Transcribe the material in full. Nothing should differ except that the pictures are left out.

### DATA SHOWN
•••••
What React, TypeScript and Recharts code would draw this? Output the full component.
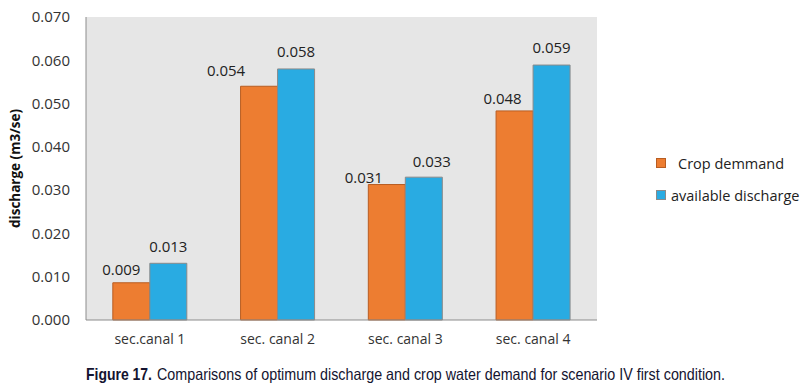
import React from 'react';
import {BarChart, Bar, XAxis, YAxis, CartesianGrid, LabelList} from "recharts";

const canals = ["sec.canal 1", "sec. canal 2", "sec. canal 3", "sec. canal 4"];
const cropDemand = [0.0086, 0.054, 0.0313, 0.0483];
const availableDischarge = [0.0131, 0.058, 0.033, 0.0589];
const yTicks = [0, 0.01, 0.02, 0.03, 0.04, 0.05, 0.06, 0.07];

// hand-placed label nudges as in the original (px)
const cropLabelShift = [-10, -33, -23, -12];
const cropLabelRise = [14, 16, 8, 13];
const availLabelShift = [0, 0, 8, 0];
const availLabelRise = [17, 17.5, 16, 18];

const data = canals.map((name, i) => ({name, crop: cropDemand[i], avail: availableDischarge[i]}));

const font = "'Open Sans', 'Noto Sans', sans-serif";
const captionFont = "'Liberation Sans', Arial, sans-serif";
const fmt = (v: number) => v.toFixed(3);

const legendItems = [
    {label: "Crop demmand", fill: "#ED7D31", stroke: "#b85d22", gap: 12},
    {label: "available discharge", fill: "#29ABE2", stroke: "#8a8a8a", gap: 5},
];

const YLabel = (props: any) => {
    const vb = props.viewBox;
    const cx = vb.x + 15;
    const cy = vb.y + vb.height / 2;
    return <text x={cx} y={cy} transform={`rotate(-90 ${cx} ${cy})`} textAnchor="middle" dominantBaseline="central"
                 fontFamily={font} fontSize={13.5} fontWeight="bold" fill="#111">discharge (m3/se)</text>;
};

const barLabel = (shift: number[], rise: number[]) => (p: any) => {
    const i = typeof p.index === 'number' ? p.index : Math.floor((Number(p.x) - 86) / 127.75);
    return <text x={Number(p.x) + Number(p.width) / 2 + (shift[i] || 0)} y={Number(p.y) - (rise[i] || 15)}
                 textAnchor="middle" dominantBaseline="central" fontFamily={font} fontSize={15} fill="#222">
        {fmt(Number(p.value))}
    </text>;
};

export default function App() {
    return <div style={{position: 'absolute', left: 0, top: 0, width: 807, height: 388, background: '#fff'}}>
        <BarChart width={807} height={360} data={data} margin={{top: 17, right: 210, left: 0, bottom: 0}}
                  barCategoryGap="21%" barGap={0}>
            <CartesianGrid fill="#e6e6e6" stroke="none" horizontal={false} vertical={false}/>
            <XAxis dataKey="name" height={40} tickLine={false} tickSize={0} tickMargin={14}
                   axisLine={{stroke: '#8c8c8c'}} tick={{fontFamily: font, fontSize: 14, fill: '#333'}}/>
            <YAxis width={86} domain={[0, 0.07]} ticks={yTicks} tickFormatter={fmt} tickLine={false} tickSize={0}
                   tickMargin={16} axisLine={{stroke: '#8c8c8c'}} tick={{fontFamily: font, fontSize: 15, fill: '#333'}}
                   label={<YLabel/>}/>
            <Bar dataKey="crop" name="Crop demmand" fill="#ED7D31" stroke="#b85d22" strokeWidth={1} isAnimationActive={false}>
                <LabelList dataKey="crop" content={barLabel(cropLabelShift, cropLabelRise)}/>
            </Bar>
            <Bar dataKey="avail" name="available discharge" fill="#29ABE2" stroke="#8a8a8a" strokeWidth={1} isAnimationActive={false}>
                <LabelList dataKey="avail" content={barLabel(availLabelShift, availLabelRise)}/>
            </Bar>
        </BarChart>
        <div style={{position: 'absolute', left: 656, top: 147, fontFamily: font, fontSize: 14.5, color: '#222', whiteSpace: 'nowrap'}}>
            {legendItems.map((it, i) => <div key={i} style={{display: 'flex', alignItems: 'center', height: 32}}>
                <span style={{width: 8, height: 8, background: it.fill, border: `1px solid ${it.stroke}`, marginRight: it.gap}}/>
                <span>{it.label}</span>
            </div>)}
        </div>
        <svg style={{position: 'absolute', left: 0, top: 355}} width={807} height={33}>
            <text x={86} y={25} textLength={66} lengthAdjust="spacingAndGlyphs"
                  fontFamily={captionFont} fontSize={16.5} fontWeight="bold" fill="#141430">Figure 17.</text>
            <text x={157} y={25} textLength={568} lengthAdjust="spacingAndGlyphs"
                  fontFamily={captionFont} fontSize={16.5} fill="#141430">
                Comparisons of optimum discharge and crop water demand for scenario IV first condition.
            </text>
        </svg>
    </div>;
}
•••••
### WRITTEN RESPONSE
What React, TypeScript and Recharts code would draw this? Output the full component.
import React from 'react';
import {BarChart, Bar, XAxis, YAxis, CartesianGrid, LabelList} from "recharts";

const canals = ["sec.canal 1", "sec. canal 2", "sec. canal 3", "sec. canal 4"];
const cropDemand = [0.0086, 0.054, 0.0313, 0.0483];
const availableDischarge = [0.0131, 0.058, 0.033, 0.0589];
const yTicks = [0, 0.01, 0.02, 0.03, 0.04, 0.05, 0.06, 0.07];

// hand-placed label nudges as in the original (px)
const cropLabelShift = [-10, -33, -23, -12];
const cropLabelRise = [14, 16, 8, 13];
const availLabelShift = [0, 0, 8, 0];
const availLabelRise = [17, 17.5, 16, 18];

const data = canals.map((name, i) => ({name, crop: cropDemand[i], avail: availableDischarge[i]}));

const font = "'Open Sans', 'Noto Sans', sans-serif";
const captionFont = "'Liberation Sans', Arial, sans-serif";
const fmt = (v: number) => v.toFixed(3);

const legendItems = [
    {label: "Crop demmand", fill: "#ED7D31", stroke: "#b85d22", gap: 12},
    {label: "available discharge", fill: "#29ABE2", stroke: "#8a8a8a", gap: 5},
];

const YLabel = (props: any) => {
    const vb = props.viewBox;
    const cx = vb.x + 15;
    const cy = vb.y + vb.height / 2;
    return <text x={cx} y={cy} transform={`rotate(-90 ${cx} ${cy})`} textAnchor="middle" dominantBaseline="central"
                 fontFamily={font} fontSize={13.5} fontWeight="bold" fill="#111">discharge (m3/se)</text>;
};

const barLabel = (shift: number[], rise: number[]) => (p: any) => {
    const i = typeof p.index === 'number' ? p.index : Math.floor((Number(p.x) - 86) / 127.75);
    return <text x={Number(p.x) + Number(p.width) / 2 + (shift[i] || 0)} y={Number(p.y) - (rise[i] || 15)}
                 textAnchor="middle" dominantBaseline="central" fontFamily={font} fontSize={15} fill="#222">
        {fmt(Number(p.value))}
    </text>;
};

export default function App() {
    return <div style={{position: 'absolute', left: 0, top: 0, width: 807, height: 388, background: '#fff'}}>
        <BarChart width={807} height={360} data={data} margin={{top: 17, right: 210, left: 0, bottom: 0}}
                  barCategoryGap="21%" barGap={0}>
            <CartesianGrid fill="#e6e6e6" stroke="none" horizontal={false} vertical={false}/>
            <XAxis dataKey="name" height={40} tickLine={false} tickSize={0} tickMargin={14}
                   axisLine={{stroke: '#8c8c8c'}} tick={{fontFamily: font, fontSize: 14, fill: '#333'}}/>
            <YAxis width={86} domain={[0, 0.07]} ticks={yTicks} tickFormatter={fmt} tickLine={false} tickSize={0}
                   tickMargin={16} axisLine={{stroke: '#8c8c8c'}} tick={{fontFamily: font, fontSize: 15, fill: '#333'}}
                   label={<YLabel/>}/>
            <Bar dataKey="crop" name="Crop demmand" fill="#ED7D31" stroke="#b85d22" strokeWidth={1} isAnimationActive={false}>
                <LabelList dataKey="crop" content={barLabel(cropLabelShift, cropLabelRise)}/>
            </Bar>
            <Bar dataKey="avail" name="available discharge" fill="#29ABE2" stroke="#8a8a8a" strokeWidth={1} isAnimationActive={false}>
                <LabelList dataKey="avail" content={barLabel(availLabelShift, availLabelRise)}/>
            </Bar>
        </BarChart>
        <div style={{position: 'absolute', left: 656, top: 147, fontFamily: font, fontSize: 14.5, color: '#222', whiteSpace: 'nowrap'}}>
            {legendItems.map((it, i) => <div key={i} style={{display: 'flex', alignItems: 'center', height: 32}}>
                <span style={{width: 8, height: 8, background: it.fill, border: `1px solid ${it.stroke}`, marginRight: it.gap}}/>
                <span>{it.label}</span>
            </div>)}
        </div>
        <svg style={{position: 'absolute', left: 0, top: 355}} width={807} height={33}>
            <text x={86} y={25} textLength={66} lengthAdjust="spacingAndGlyphs"
                  fontFamily={captionFont} fontSize={16.5} fontWeight="bold" fill="#141430">Figure 17.</text>
            <text x={157} y={25} textLength={568} lengthAdjust="spacingAndGlyphs"
                  fontFamily={captionFont} fontSize={16.5} fill="#141430">
                Comparisons of optimum discharge and crop water demand for scenario IV first condition.
            </text>
        </svg>
    </div>;
}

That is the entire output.